Tuesday, November 05, 2024

Democracy and the 2024 election

I have been posting daily about election-related things. That has included bad things about Trump and Vance, good things about Harris, Walz, and Biden, and things about business and media literacy.

I was starting to do one last post for today, and it started to have too much substance. I thought, okay, it's a blog post, and then it started to get kind of long for that too.

I generally do have a lot to say, but I am going to try and stay focused on this one aspect.

I was thinking about it because of the ballot box fires, but that came about because of the Proud Boys claiming they will be at polling places and various lawsuits about not counting ballots or removing voters from rolls. I was thinking about how great vote-by-mail is, but then in states with that, you still have people trying to take away the vote from people they don't like.

Of course, they have to be assuming they won't like those votes for the ballot box fires, but they are happening not just in states that tend to vote blue, but near the larger cities, also more likely to be blue. I mean, maybe it would make more sense to try it in Seattle than in Vancouver, but I if it's the same car in Portland and Vancouver, maybe they are too lazy to drive all the way up to Seattle.

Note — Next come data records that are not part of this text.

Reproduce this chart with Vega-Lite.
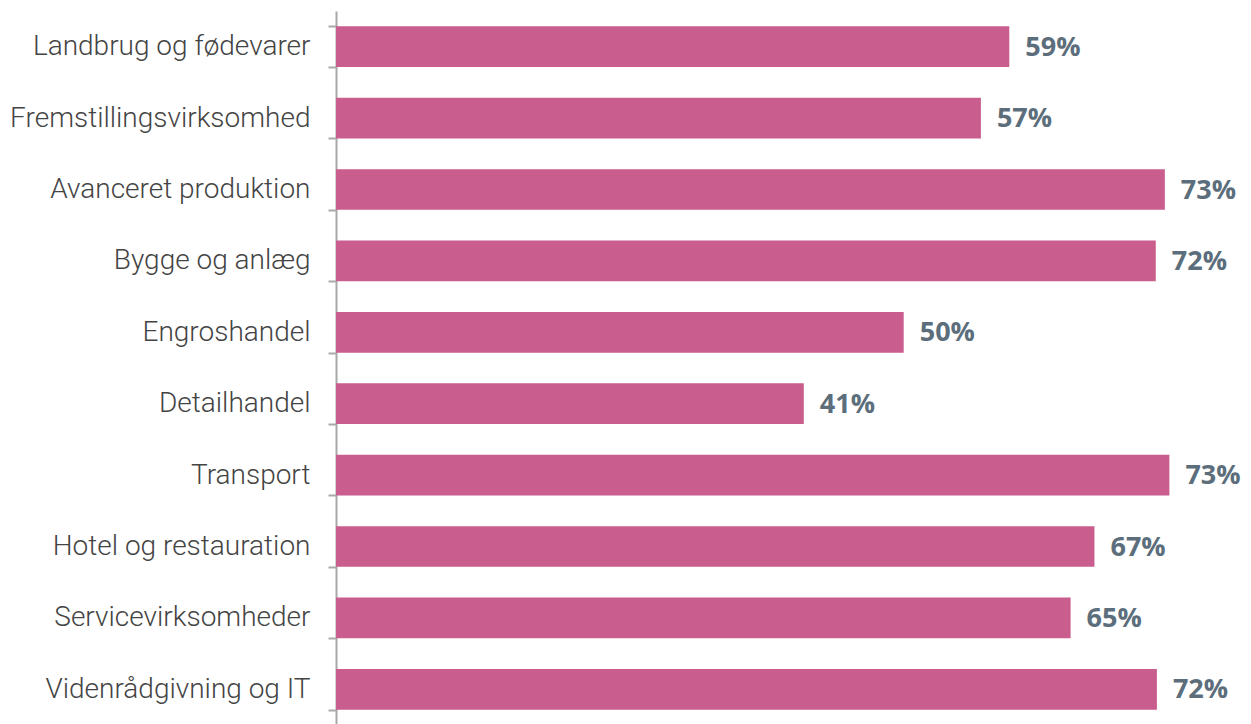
{
  "$schema": "https://vega.github.io/schema/vega-lite/v6.json",
  "autosize": {"type": "none"},
  "padding": {"left": 336, "top": 11, "right": 1, "bottom": 0},
  "width": 914,
  "height": 714,
  "background": "white",
  "data": {"values": [
    {"k": "Landbrug og fødevarer", "v": 0.593},
    {"k": "Fremstillingsvirksomhed", "v": 0.568},
    {"k": "Avanceret produktion", "v": 0.730},
    {"k": "Bygge og anlæg", "v": 0.722},
    {"k": "Engroshandel", "v": 0.500},
    {"k": "Detailhandel", "v": 0.412},
    {"k": "Transport", "v": 0.734},
    {"k": "Hotel og restauration", "v": 0.668},
    {"k": "Servicevirksomheder", "v": 0.647},
    {"k": "Videnrådgivning og IT", "v": 0.723}
  ]},
  "config": {"view": {"stroke": null}},
  "encoding": {
    "y": {"field": "k", "type": "nominal", "sort": null,
      "scale": {"paddingInner": 0.43, "paddingOuter": 0.215},
      "axis": {"title": null, "domainColor": "#A8A8A8", "domainWidth": 2, "tickColor": "#A8A8A8", "tickWidth": 2, "tickSize": 8, "tickBand": "extent", "labelPadding": 18, "labelFont": "Roboto", "labelFontWeight": 300, "labelFontSize": 28, "labelColor": "#444444", "labelLimit": 400}},
    "x": {"field": "v", "type": "quantitative", "scale": {"domain": [0, 0.805]}, "axis": null}
  },
  "layer": [
    {"mark": {"type": "bar", "color": "#C95D8D"}},
    {"mark": {"type": "text", "align": "left", "baseline": "middle", "dx": 16, "dy": 1, "font": "Open Sans", "fontWeight": "bold", "fontSize": 27, "color": "#5C6E7B"},
     "encoding": {"text": {"field": "v", "type": "quantitative", "format": ".0%"}}}
  ]
}
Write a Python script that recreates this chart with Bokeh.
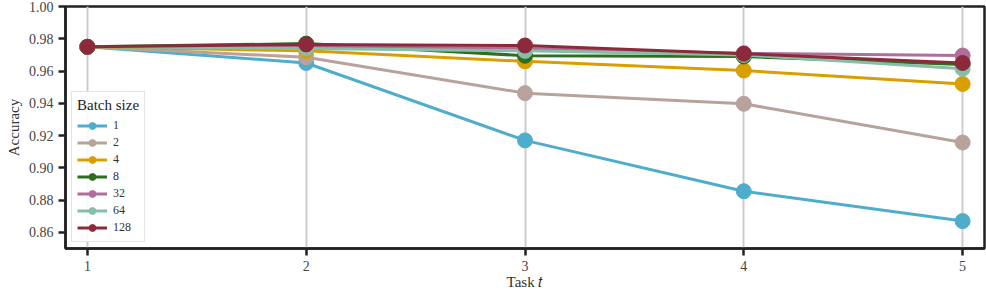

It's probably someone different in Phoenix.

https://en.wikipedia.org/wiki/2024_ballot_drop_box_arson_attacks_in_the_United_States 

Anyway, what I was thinking about was all of the times I have seen people chime in -- when democracy is mentioned -- that we are not a democracy, we are a republic.

That is not a lie; on a federal level our laws and a lot of our budgeting are done by elected representatives. 

That is even frequently true for states, though 26 states have ballot initiatives or referendums available.

Those initiatives and that selection of who represents... I believe that is important, even though imperfect.

I can't help but notice that the people who have been so quick to negate democracy have tended to be conservatives. They tend to be the same ones who get irritated that the votes of some counties have more weight, without really dwelling on how that's because there are more people in those counties. 

(You know, if we decided the land should vote instead of the people, it would just end up being the land owners voting. Don't they already do enough damage by lobbying and buying up news sources?)

It also seems worth noting that some of those less democratic/more representative institutions -- like the apportionment of electoral votes and legislator allotment -- tend to favor the former slave-holding states. 

I will also note that when people put forward conservative ideas, it is unusual for it to be original; they tend to come through the same few sources and then get amplified.

Then I see men tweeting about how women shouldn't be allowed to vote (something coming up a lot this election cycle, even though one would think it had been settled over a century ago).

It makes sense that a party that knows that it can't win if everyone votes would teach contempt for democracy. 

It doesn't make it a good idea, and it doesn't make it right, but it makes sense.

I just wish people didn't fall for it so easily.

I know we are capable of better.

That's my wish going forward, and my goal is to help with that.